Esporte
Quando o corpo para, mas a alma segue: a maratona mais humana de Marlei Willers

Aos 47 anos, “Preta” vive sua primeira desistência em uma maratona — e transforma a frustração em lição de coragem, fé e recomeço
Por Cleiton Zimer
Nem todo fim acontece após os 42.195 metros. E às vezes, parar é o gesto mais valente que um atleta pode ter. Foi o que viveu Marlei Willers, a “Preta”, de Morro Reuter, ao abandonar, pela primeira vez em sua trajetória, uma maratona. A cena aconteceu na New Balance 42K Porto Alegre no último dia 27 de abril — mesma prova em que, no ano anterior, ficou em terceiro lugar.
Mas desta vez, aos 24 km de prova, o corpo disse não. Ela liderava a elite nacional contra as africanas que vieram para quebrar recordes, e tinha chance de ser a primeira brasileira. Mas, mesmo com a mente pronta, o coração determinado e uma preparação de quase cinco meses impecável, Marlei teve que parar. “A minha linha de chegada foi ali”, resume, com serenidade e maturidade de quem sabe: cair faz parte. Levantar, também.
“Foi um momento que a prova terminou de uma forma um pouco diferente pra mim. Foi difícil, mas a gente sabe que isso faz parte da vida. Eu estou muito bem em paz com isso.”
Uma trajetória que desafia o tempo
Marlei começou a correr aos 39 anos. Estreou em uma prova de 5 km em Novo Hamburgo, cruzou a linha em 23 minutos e foi imediatamente notada por um treinador. De lá até aqui, vieram títulos, recordes e vitórias que pareciam improváveis para quem começou “tarde” no mundo das corridas.
Aos 45, venceu maratonas em São Paulo, Curitiba e Porto Alegre, quebrando um recorde gaúcho que durava 30 anos. Em 2024, foi a melhor brasileira na Maratona de Berlim, com o tempo de 2h41min26s.
“Eu sei que, com a idade que eu tenho, cada detalhe conta. Alimentação, sono, estratégia, tudo precisa estar alinhado. E estava. Eu estava pronta.”
Quando o corpo fala
“No km 24 eu senti um mal-estar, como um apagão. Tomei água, tentei continuar, mas vi que o asfalto se movia. A pressão despencou. Estava 10 por 4. Meu corpo não respondeu.”
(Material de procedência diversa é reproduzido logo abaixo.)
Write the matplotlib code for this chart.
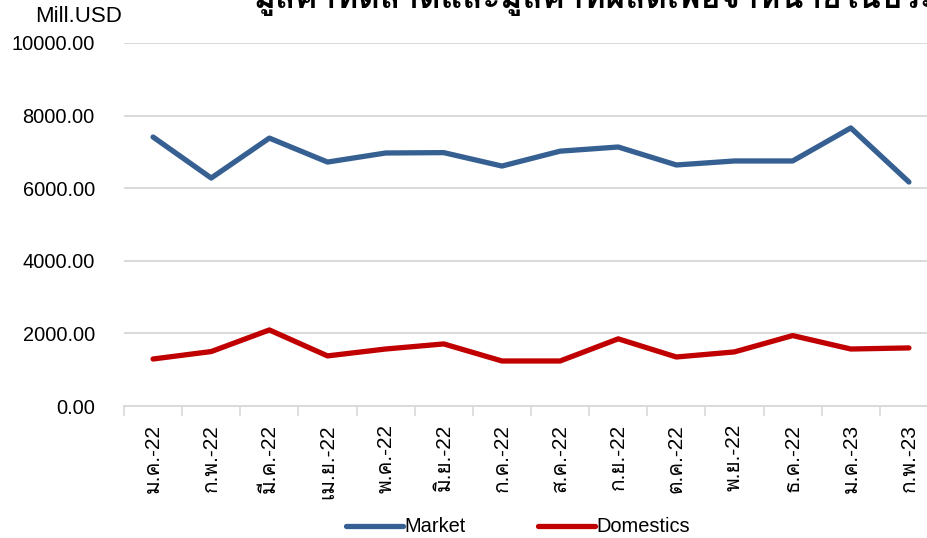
import numpy as np
from matplotlib import pyplot as plt
from matplotlib import font_manager, ft2font

months = ["ม.ค.-22", "ก.พ.-22", "มี.ค.-22", "เม.ย.-22", "พ.ค.-22", "มิ.ย.-22", "ก.ค.-22",
          "ส.ค.-22", "ก.ย.-22", "ต.ค.-22", "พ.ย.-22", "ธ.ค.-22", "ม.ค.-23", "ก.พ.-23"]
market = [7410, 6280, 7380, 6720, 6970, 6980, 6610, 7020, 7135, 6640, 6750, 6750, 7660, 6170]
domestics = [1295, 1500, 2095, 1380, 1570, 1710, 1240, 1240, 1850, 1350, 1490, 1940, 1570, 1600]
title = "มูลค่าที่ตลาดและมูลค่าที่ผลิตเพื่อจำหน่ายในประเทศ"


def find_thai_font():
    # look for any installed font that has Thai glyphs
    for f in font_manager.fontManager.ttflist:
        try:
            cmap = ft2font.FT2Font(f.fname).get_charmap()
        except Exception:
            continue
        if 0x0E01 in cmap and 0x0E48 in cmap:
            return f.name
    return None


thai = find_thai_font()
families = ['Liberation Sans'] + ([thai] if thai else []) + ['DejaVu Sans']
plt.rcParams['font.family'] = families

fig = plt.figure(figsize=(9.28, 5.38), dpi=100)
ax = fig.add_axes([124 / 928, 132 / 538, 814 / 928, 363 / 538])

x = np.arange(len(months))
ax.plot(x, market, color='#366092', lw=3.8, solid_capstyle='round', label='Market')
ax.plot(x, domestics, color='#C00000', lw=3.8, solid_capstyle='round', label='Domestics')

ax.set_xlim(-0.5, len(months) - 0.5)
ax.set_ylim(0, 10000)
ax.set_yticks(np.arange(0, 10001, 2000))
ax.set_yticklabels([f'{v:.2f}' for v in np.arange(0, 10001, 2000)], fontsize=14.4)
ax.yaxis.grid(True, color='#D9D9D9', lw=1.4)
ax.set_axisbelow(True)

ax.set_xticks(x)
ax.set_xticklabels(months, rotation=90, fontsize=15)
ax.set_xticks(np.arange(-0.5, len(months)), minor=True)
ax.tick_params(axis='x', which='major', length=0, pad=13)
ax.tick_params(axis='x', which='minor', length=7, color='#D9D9D9', width=1.2)
ax.tick_params(axis='y', length=0, pad=21)

for side in ['left', 'right', 'top']:
    ax.spines[side].set_visible(False)
ax.spines['bottom'].set_color('#D9D9D9')
ax.spines['bottom'].set_linewidth(1.4)

fig.text(79 / 928, 1 - 17 / 538, 'Mill.USD', ha='center', va='center', fontsize=16)
fig.text(254 / 928, 1 - 8 / 538, title, ha='left', va='baseline',
         fontsize=24, fontweight='bold')

fig.legend(loc='center', bbox_to_anchor=(518 / 928, 1 - 527 / 538), ncol=2,
           frameon=False, fontsize=14.4, handlelength=2.85, handletextpad=0.1,
           columnspacing=3.6)

plt.savefig('out.png', dpi=100)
O momento em que parar é seguir
A cena foi confusa, mas também tocante. Marlei tentou recomeçar três vezes. Desligou e religou o relógio, deu passos, sentou no meio-fio, se levantou novamente. “Eu pensava: não posso parar. Mas chegou uma hora em que eu entendi: é só uma prova. Agora eu preciso cuidar de mim.”
“Foi difícil aceitar. Nunca havia acontecido comigo. Mas naquele momento, parar foi minha maior prova de coragem. Eu dei o meu melhor até ali.”
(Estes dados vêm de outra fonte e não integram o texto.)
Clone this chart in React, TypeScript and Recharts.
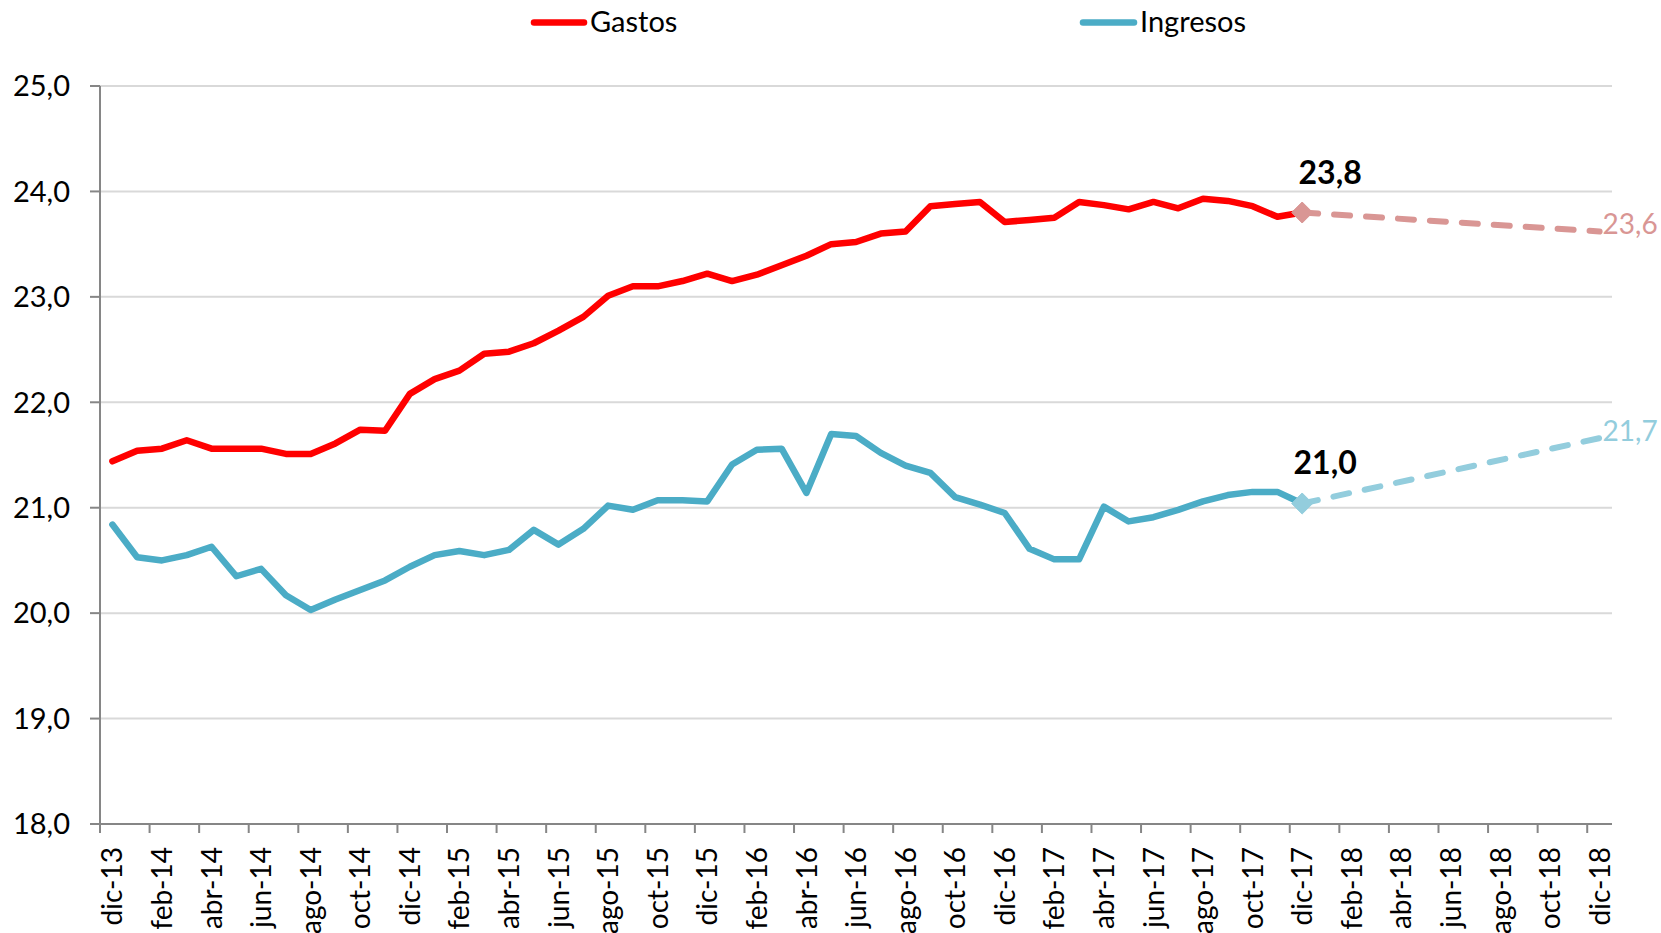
import React from 'react';
import { LineChart, Line, XAxis, YAxis, CartesianGrid, Legend } from 'recharts';

const meses = [
  'dic-13', 'ene-14', 'feb-14', 'mar-14', 'abr-14', 'may-14', 'jun-14', 'jul-14', 'ago-14', 'sep-14', 'oct-14', 'nov-14',
  'dic-14', 'ene-15', 'feb-15', 'mar-15', 'abr-15', 'may-15', 'jun-15', 'jul-15', 'ago-15', 'sep-15', 'oct-15', 'nov-15',
  'dic-15', 'ene-16', 'feb-16', 'mar-16', 'abr-16', 'may-16', 'jun-16', 'jul-16', 'ago-16', 'sep-16', 'oct-16', 'nov-16',
  'dic-16', 'ene-17', 'feb-17', 'mar-17', 'abr-17', 'may-17', 'jun-17', 'jul-17', 'ago-17', 'sep-17', 'oct-17', 'nov-17',
  'dic-17', 'ene-18', 'feb-18', 'mar-18', 'abr-18', 'may-18', 'jun-18', 'jul-18', 'ago-18', 'sep-18', 'oct-18', 'nov-18',
  'dic-18',
];

const gastos = [
  21.44, 21.54, 21.56, 21.64, 21.56, 21.56, 21.56, 21.51, 21.51, 21.61,
  21.74, 21.73, 22.08, 22.22, 22.30, 22.46, 22.48, 22.56, 22.68, 22.81,
  23.01, 23.10, 23.10, 23.15, 23.22, 23.15, 23.21, 23.30, 23.39, 23.50,
  23.52, 23.60, 23.62, 23.86, 23.88, 23.90, 23.71, 23.73, 23.75, 23.90,
  23.87, 23.83, 23.90, 23.84, 23.93, 23.91, 23.86, 23.76, 23.80,
];

const ingresos = [
  20.84, 20.53, 20.50, 20.55, 20.63, 20.35, 20.42, 20.17, 20.03, 20.13,
  20.22, 20.31, 20.44, 20.55, 20.59, 20.55, 20.60, 20.79, 20.65, 20.80,
  21.02, 20.98, 21.07, 21.07, 21.06, 21.41, 21.55, 21.56, 21.14, 21.70,
  21.68, 21.52, 21.40, 21.33, 21.10, 21.03, 20.95, 20.61, 20.51, 20.51,
  21.01, 20.87, 20.91, 20.98, 21.06, 21.12, 21.15, 21.15, 21.04,
];

// projection: [start month, end month]
const proyeccionMeses = ['dic-17', 'dic-18'];
const gastosProyeccion = [23.80, 23.62];
const ingresosProyeccion = [21.04, 21.66];

const yTicks = [18, 19, 20, 21, 22, 23, 24, 25];

const ROJO = '#FF0000';
const AZUL = '#4BACC6';
const ROSA = '#D99694';
const CELESTE = '#93CDDD';
const EJE = '#868686';
const GRID = '#D9D9D9';
const FONT = 'Lato, "Open Sans", sans-serif';

const CHART_W = 1661;
const PLOT_LEFT = 100;
const MARGIN_RIGHT = 49;
const HALF_BAND = (CHART_W - MARGIN_RIGHT - PLOT_LEFT) / meses.length / 2;

const data = meses.map((mes, i) => {
  const pIdx = proyeccionMeses.indexOf(mes);
  return {
    mes,
    gastos: i < gastos.length ? gastos[i] : null,
    ingresos: i < ingresos.length ? ingresos[i] : null,
    gastosProy: pIdx >= 0 ? gastosProyeccion[pIdx] : null,
    ingresosProy: pIdx >= 0 ? ingresosProyeccion[pIdx] : null,
  };
});

const lastIdx = gastos.length - 1;
const fmt = (v: number) => v.toFixed(1).replace('.', ',');

const XTick = (props: any) => {
  const { x, y, payload } = props;
  return (
    <g>
      <line x1={x - HALF_BAND} x2={x - HALF_BAND} y1={y} y2={y + 9} stroke={EJE} strokeWidth={2} />
      <text
        x={x}
        y={y + 23}
        transform={`rotate(-90, ${x}, ${y + 23})`}
        textAnchor="end"
        dy="0.36em"
        fill="#000"
        fontSize={28}
        fontFamily={FONT}
      >
        {payload.value}
      </text>
    </g>
  );
};

const makeDiamond = (color: string) => (props: any) => {
  const { cx, cy, index } = props;
  if (cx == null || cy == null || index !== lastIdx) return <g key={`d-${index}`} />;
  const r = 10.5;
  return (
    <path
      key={`d-${index}`}
      d={`M${cx},${cy - r} L${cx + r},${cy} L${cx},${cy + r} L${cx - r},${cy} Z`}
      fill={color}
      stroke={color}
      strokeWidth={1}
      strokeLinejoin="round"
    />
  );
};

const makeBoldLabel = (dx: number) => (props: any) => {
  const { x, y, value, index } = props;
  if (index !== lastIdx || value == null) return <g key={`bl-${index}`} />;
  return (
    <text key={`bl-${index}`} x={x + dx} y={y - 29} textAnchor="middle" fontWeight="bold" fontSize={32} fontFamily={FONT} fill="#000">
      {fmt(value)}
    </text>
  );
};

const makeEndLabel = (color: string) => (props: any) => {
  const { x, y, value, index } = props;
  if (index !== meses.length - 1 || value == null) return <g key={`el-${index}`} />;
  return (
    <text key={`el-${index}`} x={x + 3} y={y + 3} textAnchor="start" fontSize={28} fontFamily={FONT} fill={color}>
      {fmt(value)}
    </text>
  );
};

const renderLegend = () => (
  <svg width={1661} height={44} style={{ display: 'block' }}>
    <line x1={534} x2={584} y1={22.5} y2={22.5} stroke={ROJO} strokeWidth={6.5} strokeLinecap="round" />
    <text x={590} y={32} fontSize={29} fontFamily={FONT} fill="#000">Gastos</text>
    <line x1={1083} x2={1134} y1={22.5} y2={22.5} stroke={AZUL} strokeWidth={6.5} strokeLinecap="round" />
    <text x={1140} y={32} fontSize={29} fontFamily={FONT} fill="#000">Ingresos</text>
  </svg>
);

export default function App() {
  return (
    <div style={{ position: 'absolute', left: 0, top: 0, width: 1661, height: 933, background: '#fff', fontFamily: FONT }}>
      <LineChart width={CHART_W} height={933} data={data} margin={{ top: 42, right: MARGIN_RIGHT, bottom: 0, left: 0 }}>
        <Legend
          verticalAlign="top"
          align="left"
          wrapperStyle={{ top: 0, left: 0, width: 1661, height: 44 }}
          content={renderLegend}
        />
        <CartesianGrid vertical={false} stroke={GRID} strokeWidth={2} />
        <XAxis
          dataKey="mes"
          interval={1}
          height={109}
          padding={{ left: HALF_BAND, right: HALF_BAND }}
          tickLine={false}
          tickSize={0}
          tickMargin={0}
          axisLine={{ stroke: EJE, strokeWidth: 2 }}
          tick={<XTick />}
        />
        <YAxis
          domain={[18, 25]}
          ticks={yTicks}
          interval={0}
          allowDataOverflow
          width={PLOT_LEFT}
          tickSize={10}
          tickMargin={20}
          tickFormatter={fmt}
          axisLine={{ stroke: EJE, strokeWidth: 2 }}
          tickLine={{ stroke: EJE, strokeWidth: 2 }}
          tick={{ fill: '#000', fontSize: 29, fontFamily: FONT }}
        />
        <Line
          dataKey="gastos"
          stroke={ROJO}
          strokeWidth={6.5}
          dot={false}
          strokeLinejoin="round"
          strokeLinecap="round"
          isAnimationActive={false}
          label={makeBoldLabel(28)}
        />
        <Line
          dataKey="ingresos"
          stroke={AZUL}
          strokeWidth={6.5}
          dot={false}
          strokeLinejoin="round"
          strokeLinecap="round"
          isAnimationActive={false}
          label={makeBoldLabel(23)}
        />
        <Line
          dataKey="gastosProy"
          stroke={ROSA}
          strokeWidth={6}
          strokeDasharray="16 16"
          strokeLinecap="round"
          connectNulls
          dot={makeDiamond(ROSA)}
          activeDot={false}
          isAnimationActive={false}
          label={makeEndLabel(ROSA)}
        />
        <Line
          dataKey="ingresosProy"
          stroke={CELESTE}
          strokeWidth={6}
          strokeDasharray="16 16"
          strokeLinecap="round"
          connectNulls
          dot={makeDiamond(CELESTE)}
          activeDot={false}
          isAnimationActive={false}
          label={makeEndLabel(CELESTE)}
        />
      </LineChart>
    </div>
  );
}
A atleta foi socorrida pela equipe médica e atendida com carinho. “Ali caiu a ficha que realmente tinha terminado pra mim aquela prova. Mas a minha jornada segue.”
“Isso é vida real. E eu estou pronta pra refazer tudo, reajustar com minha equipe e voltar ainda mais forte.”
Coragem tem nome
Preta. Assim é chamada Marlei pelos amigos. Pela força, pela firmeza, pela raiz. Empresária, fundadora da Preta Pastas — sua empresa de alimentos congelados — e palestrante, ela divide a rotina entre treinos de madrugada, trabalho na garagem de casa e sessões de fortalecimento. Uma vida de disciplina, paixão e propósito.
Hoje, aos 47, ela segue sendo um dos maiores exemplos de superação e resiliência no esporte nacional. “Tudo que vivi nessas duas semanas após a prova foi aprendizado. Não foi um fim. Foi só mais um capítulo.”
O que importa de verdade
Marlei sabe que a medalha é símbolo. Mas que a vitória, mesmo silenciosa, pode acontecer num meio-fio, com o asfalto tremendo, o coração apertado e a cabeça erguida. “Eu estou muito em paz. E muito grata. Parar também é uma forma de continuar”, disse, frisando seu agradecimento a todos que estão no seu entorno.
O retorno, garante, já começou. E virá com o mesmo brilho de sempre. Porque o que faz de alguém uma maratonista não é apenas cruzar a linha de chegada — mas sim ter coragem de seguir, mesmo quando ela desaparece no horizonte.